Spanish 10-year government bonds rose for a second day as global stocks advanced, underpinning investor demand for higher-yielding assets.

Germany’s 10-year bund rates increased to a 10-week high as European stocks rose for a second day, damping demand for the euro area’s safest assets. Italy sold 2.5 billion euros ($3.23 billion) of zero-coupon notes maturing in 2014 at a record-low yield. Dutch 10-year government bond yields climbed to the highest level in two months as the Netherlands auctioned 2.32 billion euros of the securities at a debt sale.

“The rise in Spanish bonds fits into the hunt-for-yield environment,” said Rainer Guntermann, a rates strategist at Commerzbank AG in Frankfurt. “The yield-spread compression between peripherals and bunds should continue. Funding progress looks a little more favorable for Italy than Spain.”

Spain’s 10-year bond yields dropped six basis points, or 0.06 percentage point, to 4.27 percent at 3:06 p.m. London time. The 5.4 percent bond maturing in January 2023 rose 0.525, or 5.25 euros per 1,000-euro face amount, to 108.79.

The yield difference, or spread, between Spanish 10-year yields and their German equivalents narrowed nine basis points to 278 basis points.

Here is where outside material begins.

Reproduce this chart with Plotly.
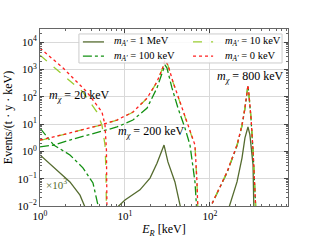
import plotly.graph_objects as go

# ---- data (E_R in keV, rate in events/(t y keV)) ----
# m_A' = 0 keV (red dotted)
red20_E = [1.0, 1.87, 3.57, 5.36, 5.82, 6.05, 6.14]
red20_y = [6000, 1120, 148, 27.5, 9.1, 1.1, 0.005]
red200_E = [1.0, 2.25, 5.08, 8.05, 12.4, 18.2, 23.8, 28.0, 29.5, 32.0, 36.7, 44.4, 55.1, 66.6, 70.3, 72.3]
red200_y = [2.6, 4.7, 9.1, 14, 27.5, 89, 350, 1230, 2200, 1450, 350, 64, 9.1, 1.7, 0.076, 0.005]
red800_E = [92.2, 121, 158, 208, 238, 258, 280, 288, 304, 321, 339, 348]
red800_y = [0.005, 0.032, 0.17, 1.7, 9.1, 39, 270, 115, 16.6, 1.1, 0.059, 0.005]

# m_A' = 10 keV (yellow-green dashed)
yel20_E = [1.0, 1.87, 3.2, 4.68, 5.36, 5.82, 5.97, 6.05]
yel20_y = [3300, 620, 148, 27.5, 9.1, 1.7, 0.21, 0.005]
yel200_E = [1.0, 2.25, 5.08, 8.05, 12.4, 18.2, 23.8, 28.0, 29.5, 32.0, 36.7, 44.4, 55.1, 66.6, 70.3, 72.3]
yel200_y = [2.5, 4.6, 9.0, 14, 27, 88, 345, 1200, 2150, 1420, 340, 62, 8.8, 1.6, 0.07, 0.005]
yel800_E = [92.2, 121, 158, 208, 238, 258, 280, 288, 304, 321, 339, 348]
yel800_y = [0.005, 0.032, 0.17, 1.7, 9.1, 39, 265, 112, 16, 1.05, 0.057, 0.005]

# m_A' = 100 keV (green dash-dot)
grn20_E = [1.0, 1.45, 2.25, 3.2, 4.2, 5.08]
grn20_y = [7.1, 1.7, 0.74, 0.25, 0.07, 0.005]
grn200_E = [1.0, 1.45, 2.25, 5.08, 8.05, 12.4, 18.2, 23.8, 28.0, 29.5, 31.2, 35.7, 42.0, 50.8, 58.2, 66.6, 70.3]
grn200_y = [1.45, 1.7, 2.6, 5.1, 7.8, 14, 38.5, 210, 960, 1450, 1120, 210, 38.5, 7.1, 1.7, 0.076, 0.005]
grn800_E = [92.2, 121, 158, 208, 238, 258, 280, 288, 304, 321, 339, 348]
grn800_y = [0.005, 0.03, 0.16, 1.6, 8.6, 37, 255, 108, 15.5, 1.0, 0.055, 0.005]

# m_A' = 1 MeV (olive solid, x10^3)
olv20_E = [1.0, 1.585, 2.25, 2.955, 3.67]
olv20_y = [0.74, 0.21, 0.076, 0.025, 0.005]
olv200_E = [6.66, 10.0, 15.0, 19.7, 23.8, 28.8, 32.0, 38.7, 46.9]
olv200_y = [0.005, 0.0166, 0.039, 0.105, 0.37, 1.7, 0.41, 0.076, 0.005]
olv800_E = [158, 208, 238, 258, 280, 295, 321, 329]
olv800_y = [0.005, 0.076, 0.57, 3.1, 7.8, 4.0, 0.32, 0.005]

legend_labels = ["<i>m</i><sub><i>A'</i></sub> = 1 MeV", "<i>m</i><sub><i>A'</i></sub> = 100 keV",
                 "<i>m</i><sub><i>A'</i></sub> = 10 keV", "<i>m</i><sub><i>A'</i></sub> = 0 keV"]

x_tickvals = [1, 10, 100]
x_ticktext = ["10<sup>0</sup>", "10<sup>1</sup>", "10<sup>2</sup>"]
y_tickvals = [1e-2, 1e-1, 1, 10, 100, 1e3, 1e4]
y_ticktext = ["10<sup>−2</sup>", "10<sup>−1</sup>", "10<sup>0</sup>", "10<sup>1</sup>",
              "10<sup>2</sup>", "10<sup>3</sup>", "10<sup>4</sup>"]


def join(*parts):
    out = []
    for i, p in enumerate(parts):
        if i:
            out.append(None)
        out.extend(p)
    return out


FONT = "Liberation Serif"
fig = go.Figure()

series = [
    (legend_labels[0], olv20_E, olv20_y, olv200_E, olv200_y, olv800_E, olv800_y, "#556B2F", "solid"),
    (legend_labels[1], grn20_E, grn20_y, grn200_E, grn200_y, grn800_E, grn800_y, "#139113", "dashdot"),
    (legend_labels[2], yel20_E, yel20_y, yel200_E, yel200_y, yel800_E, yel800_y, "#9ACD32", "dash"),
    (legend_labels[3], red20_E, red20_y, red200_E, red200_y, red800_E, red800_y, "#FF2020", "dot"),
]
for name, e1, y1, e2, y2, e3, y3, col, dash in series:
    fig.add_trace(go.Scatter(
        x=join(e1, e2, e3), y=join(y1, y2, y3), mode="lines", name=name, showlegend=False,
        line=dict(color=col, dash=dash, width=1.3), connectgaps=False,
    ))

axis_common = dict(
    type="log", showline=True, linecolor="#666", linewidth=1, mirror="ticks",
    ticks="inside", ticklen=4, tickcolor="#444", showgrid=True, gridcolor="#d9d9d9",
    gridwidth=1, zeroline=False, automargin=False,
    tickfont=dict(family=FONT, size=11, color="black"),
    minor=dict(ticks="inside", ticklen=2, tickcolor="#666", showgrid=False, dtick="D1"),
)
fig.update_xaxes(range=[0, 2.918], tickvals=x_tickvals, ticktext=x_ticktext,
                 title=dict(text="<i>E</i><sub><i>R</i></sub> [keV]", font=dict(family=FONT, size=12, color="black"),
                            standoff=3),
                 **axis_common)
fig.update_yaxes(range=[-2, 4.477], tickvals=y_tickvals, ticktext=y_ticktext,
                 title=dict(text="Events/(t · y · keV)", font=dict(family=FONT, size=12, color="black"),
                            standoff=2),
                 **axis_common)

# ---- legend (box, key lines, labels) in the upper part of the axes ----
fig.add_shape(type="rect", xref="paper", yref="paper", x0=0.157, x1=0.976, y0=0.808, y1=0.972,
              fillcolor="rgba(255,255,255,0.85)", line=dict(color="#cccccc", width=1), layer="above")
key_pos = [(0.173, 0.258, 0.29, 0.927), (0.173, 0.258, 0.29, 0.847),
           (0.617, 0.698, 0.738, 0.927), (0.617, 0.698, 0.738, 0.847)]
for (name, *_rest, col, dash), (kx0, kx1, tx, ky) in zip(series, key_pos):
    fig.add_shape(type="line", xref="paper", yref="paper", x0=kx0, x1=kx1, y0=ky, y1=ky,
                  line=dict(color=col, dash=dash, width=1.3), layer="above")
    fig.add_annotation(xref="paper", yref="paper", x=tx, y=ky, xanchor="left", yanchor="middle",
                       showarrow=False, text=name, font=dict(family=FONT, size=10.5, color="black"))

ann_font = dict(family=FONT, size=12, color="black")
fig.add_annotation(xref="paper", yref="paper", x=0.159, y=0.62, xanchor="center", yanchor="middle",
                   showarrow=False, text="<i>m</i><sub><i>χ</i></sub> = 20 keV", font=ann_font)
fig.add_annotation(xref="paper", yref="paper", x=0.446, y=0.418, xanchor="center", yanchor="middle",
                   showarrow=False, text="<i>m</i><sub><i>χ</i></sub> = 200 keV", font=ann_font)
fig.add_annotation(xref="paper", yref="paper", x=0.845, y=0.729, xanchor="center", yanchor="middle",
                   showarrow=False, text="<i>m</i><sub><i>χ</i></sub> = 800 keV", font=ann_font)
fig.add_annotation(xref="paper", yref="paper", x=0.066, y=0.124, xanchor="center", yanchor="middle",
                   showarrow=False, text="×10<sup>3</sup>", font=dict(family=FONT, size=11, color="#556B2F"))

fig.update_layout(
    width=320, height=240,
    margin=dict(l=40, r=32, t=29, b=34),
    paper_bgcolor="white", plot_bgcolor="white",
    font=dict(family=FONT, size=11, color="black"),
    showlegend=False,
)

fig.write_html("out.html", config={"displayModeBar": False},
               post_script="document.body.style.margin='0';document.body.style.padding='0';")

Nonresident holdings of Spanish bonds rose to 38.4 percent in April from 37.2 percent in March, according to a report on the Treasury’s website today. Domestic banks’ holdings declined to 30.6 percent from 32.9 percent.

The European Commission will decide tomorrow whether to grant Spain until 2016 to bring its deficit back within the European Union limit of 3 percent of gross domestic product. Its verdict is due as data this week including mortgage lending, gross domestic product and inflation may underline that the construction slump that triggered the nation’s economic crisis in 2008 is far from over.

Italy sold zero-coupon notes maturing in December 2014 at a record-low yield of 1.113 percent, down from 1.167 percent at the previous auction on April 24. Investors bid for 1.57 times the amount allotted, compared with 1.66 times last month.

The Rome-based Treasury also sold 987 million euros of inflation-linked bonds due in 2018 at 1.83 percent.

Italy’s 10-year bond yield dropped four basis points to 4.01 percent.

Yields on benchmark German 10-year bunds rose three basis points to 1.49 percent, the most since March 14. The Stoxx Europe 600 Index of shares rose for a second day, gaining 1.6 percent, while the Standard & Poor’s 500 index gained 1.4 percent.

Spain’s government bonds handed investors a loss of 1.1 percent this month through yesterday, according to indexes compiled by Bloomberg and the European Federation of Financial Analysts Societies. German securities dropped 1.2 percent and Italian bonds declined 0.3 percent.